Homogeneous Heterogeneous
1d Atomic vector List
2d Matrix Data frame
nd Array
Almost all other objects are built upon these foundations.
Note that R has no 0-dimensional, or scalar types.explain?
Individual numbers or strings, which you might think would be scalars, are actually vectors of length one.
What is the use of str() in baseR?
Given an object, the best way to understand what data structures it’s composed of is to use str().
Vector?
The basic data structure in R is the vector. Vectors come in two flavours: atomic vectors and lists.
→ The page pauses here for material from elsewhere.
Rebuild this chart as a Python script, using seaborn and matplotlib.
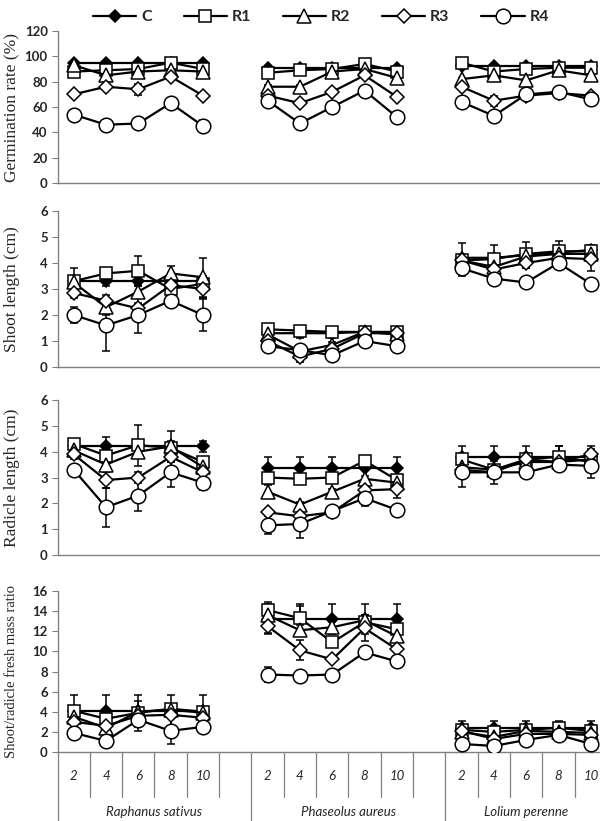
"""Seedling response panels: germination, shoot/radicle length and mass ratio."""
import matplotlib
matplotlib.use("Agg")
import matplotlib.pyplot as plt
import seaborn as sns
from matplotlib.lines import Line2D

SPECIES = ["Raphanus sativus", "Phaseolus aureus", "Lolium perenne"]
DAYS = ["2", "4", "6", "8", "10"]
SERIES = ["C", "R1", "R2", "R3", "R4"]

# one row per series (C, R1..R4); 15 values = 3 species x 5 days
GERM_MEAN = [
    [95, 95, 95, 95, 95, 91, 91, 91, 91, 91, 92, 92, 92, 92, 92],
    [88, 89, 90, 95, 90, 87, 89, 90, 94, 88, 95, 88, 90, 91, 91],
    [93, 85, 88, 89, 88, 76, 76, 88, 90, 83, 82, 85, 81, 89, 85],
    [70, 76, 74, 84, 69, 69, 63, 72, 85, 68, 76, 65, 69, 71, 69],
    [54, 46, 47, 63, 45, 65, 47, 60, 73, 52, 64, 53, 70, 72, 66],
]
GERM_ERR = [
    [1, 1, 1, 1, 1, 1, 2, 2, 1, 1, 1, 1, 1, 1, 1],
    [4, 1, 1, 2, 1, 1, 1, 1, 1, 1, 1, 1, 1, 1, 1],
    [1, 2, 2, 1, 1, 1, 1, 1, 1, 1, 1, 1, 1, 1, 1],
    [1, 2, 4.5, 2, 1, 1, 1, 1, 1, 1, 1, 4, 1, 1, 1],
    [1, 1, 1, 1, 5, 1, 1, 1, 1, 1, 1, 1, 1, 1, 1],
]

SHOOT_MEAN = [
    [3.3, 3.3, 3.3, 3.3, 3.3, 1.3, 1.3, 1.3, 1.35, 1.3, 4.2, 4.2, 4.3, 4.4, 4.5],
    [3.3, 3.6, 3.7, 3.0, 3.2, 1.45, 1.4, 1.35, 1.35, 1.35, 4.1, 4.15, 4.35, 4.45, 4.45],
    [3.25, 2.3, 2.9, 3.6, 3.45, 1.25, 0.6, 0.85, 1.35, 1.25, 4.1, 3.85, 4.25, 4.35, 4.35],
    [2.85, 2.55, 2.25, 3.15, 3.0, 1.0, 0.4, 0.7, 1.3, 1.3, 4.1, 3.75, 4.0, 4.2, 4.15],
    [2.0, 1.6, 2.0, 2.55, 2.0, 0.8, 0.65, 0.45, 1.0, 0.8, 3.8, 3.4, 3.25, 4.0, 3.2],
]
SHOOT_ERR = [
    [0.2, 0.2, 0.2, 0.2, 0.2, 0.2, 0.2, 0.2, 0.2, 0.2, 0.55, 0.5, 0.5, 0.45, 0.2],
    [0.5, 0.2, 0.55, 0.2, 0.2, 0.1, 0.1, 0.1, 0.1, 0.1, 0.2, 0.2, 0.2, 0.2, 0.2],
    [0.2, 0.3, 0.2, 0.3, 0.75, 0.1, 0.1, 0.1, 0.1, 0.1, 0.2, 0.2, 0.2, 0.2, 0.2],
    [0.2, 0.2, 0.2, 0.2, 0.35, 0.1, 0.2, 0.1, 0.25, 0.1, 0.2, 0.2, 0.2, 0.2, 0.45],
    [0.3, 1.0, 0.7, 0.25, 0.6, 0.1, 0.1, 0.1, 0.1, 0.1, 0.3, 0.25, 0.1, 0.25, 0.1],
]

RADICLE_MEAN = [
    [4.2, 4.2, 4.2, 4.2, 4.2, 3.35, 3.35, 3.35, 3.35, 3.35, 3.8, 3.8, 3.8, 3.8, 3.8],
    [4.3, 3.85, 4.25, 4.15, 3.6, 3.0, 2.95, 3.0, 3.65, 2.9, 3.7, 3.3, 3.7, 3.8, 3.6],
    [4.05, 3.5, 4.0, 4.2, 3.4, 2.45, 1.95, 2.45, 2.95, 2.8, 3.4, 3.3, 3.6, 3.6, 3.7],
    [3.9, 2.9, 3.0, 3.8, 3.2, 1.65, 1.5, 1.65, 2.5, 2.55, 3.3, 3.2, 3.7, 3.6, 3.9],
    [3.3, 1.85, 2.3, 3.2, 2.8, 1.15, 1.2, 1.7, 2.2, 1.75, 3.2, 3.2, 3.2, 3.5, 3.45],
]
RADICLE_ERR = [
    [0.2, 0.35, 0.2, 0.2, 0.2, 0.45, 0.45, 0.45, 0.45, 0.45, 0.4, 0.4, 0.4, 0.4, 0.4],
    [0.2, 0.2, 0.8, 0.2, 0.2, 0.1, 0.1, 0.1, 0.1, 0.1, 0.2, 0.2, 0.2, 0.4, 0.2],
    [0.2, 0.2, 0.2, 0.6, 0.2, 0.25, 0.1, 0.1, 0.1, 0.1, 0.2, 0.2, 0.2, 0.2, 0.2],
    [0.2, 0.3, 0.2, 0.2, 0.2, 0.1, 0.1, 0.1, 0.1, 0.35, 0.2, 0.2, 0.2, 0.2, 0.2],
    [0.2, 0.75, 0.6, 0.55, 0.3, 0.35, 0.55, 0.2, 0.3, 0.1, 0.55, 0.45, 0.2, 0.2, 0.45],
]

RATIO_MEAN = [
    [4.1, 4.1, 4.1, 4.1, 4.1, 13.2, 13.2, 13.2, 13.2, 13.2, 2.4, 2.4, 2.4, 2.4, 2.4],
    [4.1, 3.3, 3.9, 4.3, 4.0, 14.1, 13.3, 10.9, 12.9, 12.2, 2.2, 2.0, 2.2, 2.4, 2.1],
    [3.5, 2.4, 4.0, 4.2, 3.9, 13.6, 12.1, 12.4, 13.1, 11.5, 2.0, 1.5, 2.1, 2.0, 1.9],
    [3.0, 2.6, 3.6, 3.7, 3.4, 12.5, 10.1, 9.2, 12.3, 10.2, 2.1, 1.3, 1.8, 1.8, 1.7],
    [1.9, 1.1, 3.2, 2.1, 2.5, 7.7, 7.6, 7.7, 9.9, 9.0, 0.8, 0.6, 1.2, 1.7, 0.8],
]
RATIO_ERR = [
    [1.6, 1.6, 1.6, 1.6, 1.6, 1.5, 1.5, 1.5, 1.5, 1.5, 0.7, 0.7, 0.7, 0.7, 0.7],
    [0.3, 0.3, 0.3, 0.3, 0.3, 0.8, 1.2, 0.5, 0.5, 0.5, 0.2, 0.2, 0.2, 0.2, 0.2],
    [0.6, 0.3, 0.3, 0.3, 0.3, 0.5, 0.5, 0.5, 0.5, 0.5, 0.2, 0.2, 0.2, 0.2, 0.2],
    [0.3, 0.3, 1.5, 0.3, 0.3, 0.7, 1.0, 0.3, 1.3, 0.3, 0.2, 0.2, 0.2, 0.2, 0.2],
    [0.3, 0.2, 0.3, 1.3, 0.3, 0.7, 0.2, 0.2, 0.2, 0.2, 0.2, 0.2, 0.4, 0.2, 0.2],
]

STYLES = [
    dict(marker="D", markersize=6, markerfacecolor="black"),
    dict(marker="s", markersize=9, markerfacecolor="white"),
    dict(marker="^", markersize=9.5, markerfacecolor="white"),
    dict(marker="D", markersize=7, markerfacecolor="white"),
    dict(marker="o", markersize=10.5, markerfacecolor="white"),
]

sns.set_style("white")
plt.rcParams["font.family"] = ["Lato", "DejaVu Sans"]

GRAY = "#808080"
W, H = 600, 821
LEFT, RIGHT = 57.5, 607.0


def draw_panel(ax, means, errs, ymax, step, ylabel, label_size):
    for s in range(len(SERIES)):
        for g in range(len(SPECIES)):
            xs = [g * 6 + i for i in range(5)]
            ys = means[s][g * 5:(g + 1) * 5]
            es = errs[s][g * 5:(g + 1) * 5]
            ax.errorbar(xs, ys, yerr=es, fmt="none", ecolor="black", elinewidth=1.1,
                        capsize=3.2, capthick=1.1, zorder=2)
            sns.lineplot(x=xs, y=ys, ax=ax, color="black", linewidth=1.6, estimator=None,
                         markeredgecolor="black", markeredgewidth=1.1, zorder=3 + s,
                         legend=False, **STYLES[s])
    ax.set_xlim(-0.5, 16.5)
    ax.set_ylim(0, ymax)
    ax.set_yticks(range(0, ymax + 1, step))
    ax.set_xticks([])
    ax.set_xlabel("")
    ax.set_ylabel("")
    for lab in ax.get_yticklabels():
        lab.set_fontweight("bold")
    ax.tick_params(axis="y", left=True, length=4, width=0.8, color=GRAY, labelsize=9.5, pad=3)
    for side in ("top", "right"):
        ax.spines[side].set_visible(False)
    for side in ("left", "bottom"):
        ax.spines[side].set_color(GRAY)
        ax.spines[side].set_linewidth(1.0)
    pos = ax.get_position()
    ax.figure.text(12 / W, pos.y0 + pos.height / 2, ylabel, rotation=90, ha="center", va="center",
                   fontfamily="Liberation Serif", fontsize=label_size)


fig = plt.figure(figsize=(W / 100, H / 100), dpi=100)
panels = [
    (31, 183, GERM_MEAN, GERM_ERR, 120, 20, "Germination rate (%)", 12.5),
    (211, 367, SHOOT_MEAN, SHOOT_ERR, 6, 1, "Shoot length (cm)", 12.5),
    (400, 555, RADICLE_MEAN, RADICLE_ERR, 6, 1, "Radicle length (cm)", 12.5),
    (591, 752, RATIO_MEAN, RATIO_ERR, 16, 2, "Shoot/radicle fresh mass ratio", 10.5),
]
axes = []
for top, bottom, means, errs, ymax, step, ylabel, size in panels:
    ax = fig.add_axes([LEFT / W, 1 - bottom / H, (RIGHT - LEFT) / W, (bottom - top) / H])
    draw_panel(ax, means, errs, ymax, step, ylabel, size)
    axes.append(ax)

# two-level category axis under the last panel
ax = axes[-1]
trans = ax.get_xaxis_transform()
ax_h = 752 - 591
short_y = -(797 - 752) / ax_h
long_y = -(H - 752) / ax_h
for k in range(18):
    y_end = long_y if k in (0, 6, 12, 17) else short_y
    ax.plot([k - 0.5, k - 0.5], [0, y_end], transform=trans, color=GRAY, lw=0.9,
            clip_on=False)
for g, name in enumerate(SPECIES):
    for i, day in enumerate(DAYS):
        ax.text(g * 6 + i, -(776 - 752) / ax_h, day, transform=trans, ha="center",
                va="center", style="italic", fontsize=9.5)
    start = g * 6 - 0.5
    end = min(start + 6, 16.5)
    ax.text((start + end) / 2, -(812 - 752) / ax_h, name, transform=trans, ha="center",
            va="center", style="italic", fontsize=9.5)

handles = [Line2D([0], [0], color="black", linewidth=1.6, markeredgecolor="black",
                  markeredgewidth=1.1, **STYLES[s]) for s in range(len(SERIES))]
fig.legend(handles, SERIES, loc="upper center", bbox_to_anchor=(0.535, 1.005), ncol=5,
           frameon=False, handlelength=2.7, columnspacing=2.0, handletextpad=0.3,
           prop={"weight": "bold", "size": 11.5})

fig.savefig("out.png", dpi=100)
They have three common properties:
Type, typeof(), what it is.
Length, length(), how many elements it contains.
Attributes, attributes(), additional arbitrary metadata.
They differ in the types of their elements: all elements of an atomic vector must be the same type, whereas the elements of a list can have different types.
How to test is an object is vector ot not?
NB: is.vector() does not test if an object is a vector. Instead it returns TRUE only if the object is a vector with no attributes apart from names. Use is.atomic(x) || is.list(x) to test if an object is actually a vector.
rare types of atomic vector?
There are two rare types that I will not discuss further: complex and raw.
Atomic vectors are always flat, even if you nest c()’s: what does this means?
c(1, c(2, c(3, 4))) ## [1] 1 2 3 4
# the same as c(1, 2, 3, 4) ## [1] 1 2 3 4
how to specify misisng value?
Missing values are specified with NA, which is a logical vector of length 1. NA will always be coerced to the correct type if used inside c(), or you can create NAs of a specific type with NA_real_ (a double vector), NA_integer_ and NA_character_.
what are diff way to find type of atomic vector?
Given a vector, you can determine its type with typeof(), or check if it’s a specific type with an “is” function: is.character(), is.double(), is.integer(), is.logical(), or, more generally, is.atomic().
NB: is.numeric() . does it check integere or double ? or all?
NB: is.numeric() is a general test for the “numberliness” of a vector and returns TRUE for both integer and double vectors. It is not a specific test for double vectors, which are often called numeric.